Mesoscale patterns in butterfly communities of the central Great Basin and their implications for conservation

Among the most pressing conservation challenges is conservation of landscapes where major threats to the ecosystem are known, but spatially explicit and species-specific data are few and managerial resources are limited. In such landscapes, researchers can assist managers by collecting baseline data on broad ecosystem patterns; examining whether these patterns are predictable; and determining how to implement regional inventories for selected taxa. This dissertation explored these issues using butterflies of the central Great Basin as a model system. Butterflies have been lauded as potential indicators of ecological phenomena of concern.

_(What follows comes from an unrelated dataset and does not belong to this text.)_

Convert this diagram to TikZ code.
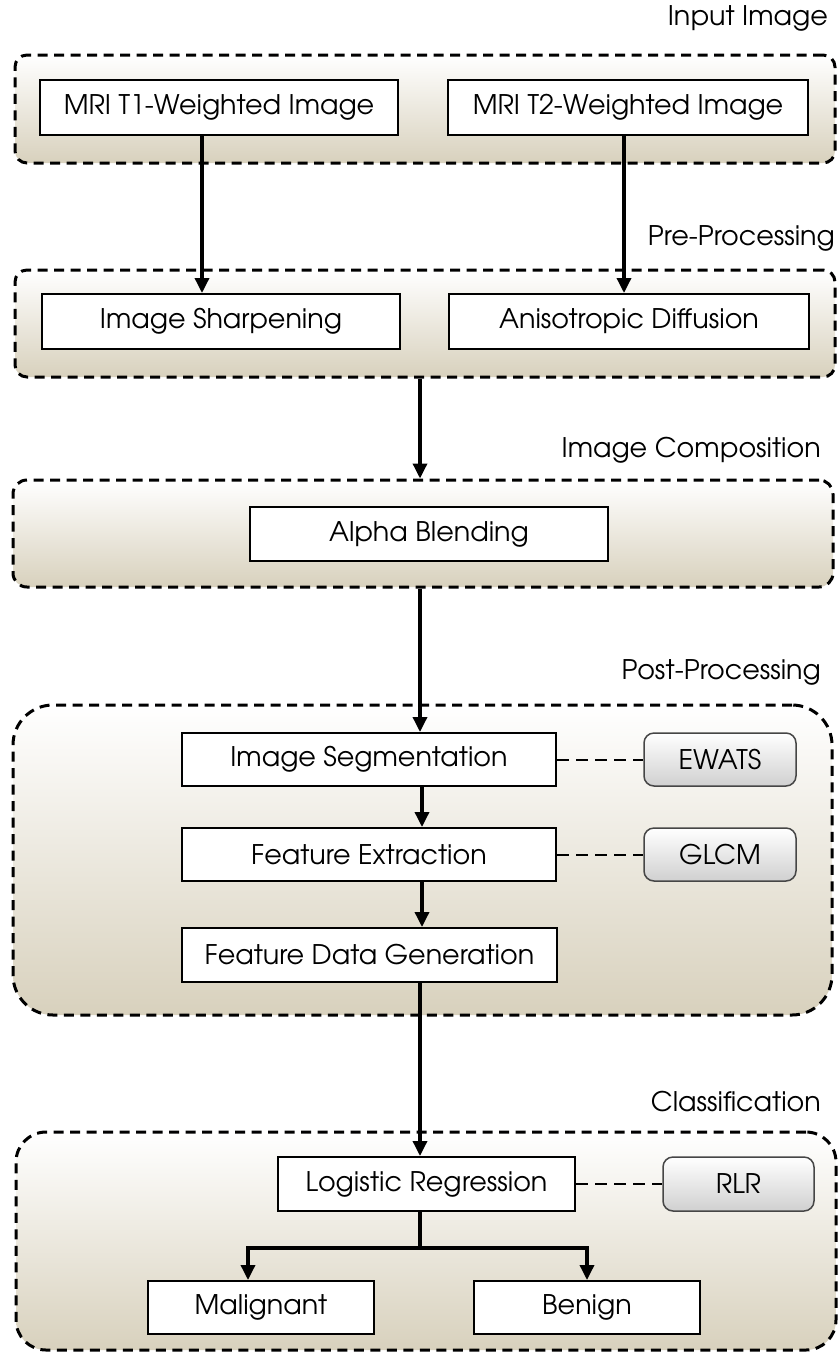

This dissertation tested whether species richness and elevational ranges of montane butterflies respond predictably to elevational gradients, and whether the effects of climate change on butterfly distribution patterns in different mountain ranges are likely to vary. It also compared the efficacy of butterfly inventory strategies for insular montane landscapes that vary in spatial and temporal scale. Species richness and elevational ranges of montane butterflies in different mountain ranges do not have identical responses to elevational gradients. However, it may be possible to predict the response of butterflies to an elevational gradient if the vegetation and topography of each mountain ranges is considered. Elevational Rapoport effects appear to be widespread. In the Toiyabe Range, butterfly distributions showed a "proper" Rapoport effect (species at higher elevations had greater elevational ranges). Research in the Toquima Range, by contrast, documented a new phenomenon, a reverse Rapoport effect (negative correlation between elevation and elevational range). The effects of climate change are likely to vary among mountain ranges. Perturbation of butterfly distributions probably will depend on range topography as well as species-area relationships. This research suggested that extensive sampling over a broad area rather than intensive sampling in a small area may better assess butterfly species richness and distribution patterns at the regional level. Although long-term inventories ultimately will detect more species and are necessary to quantify temporal variation in species distributions, a rigorous single-year inventory nonetheless may provide a solid baseline assessment. Identification of broad ecosystem patterns is far from futile, and is invaluable for managing for ecological sustainability at the landscape scale.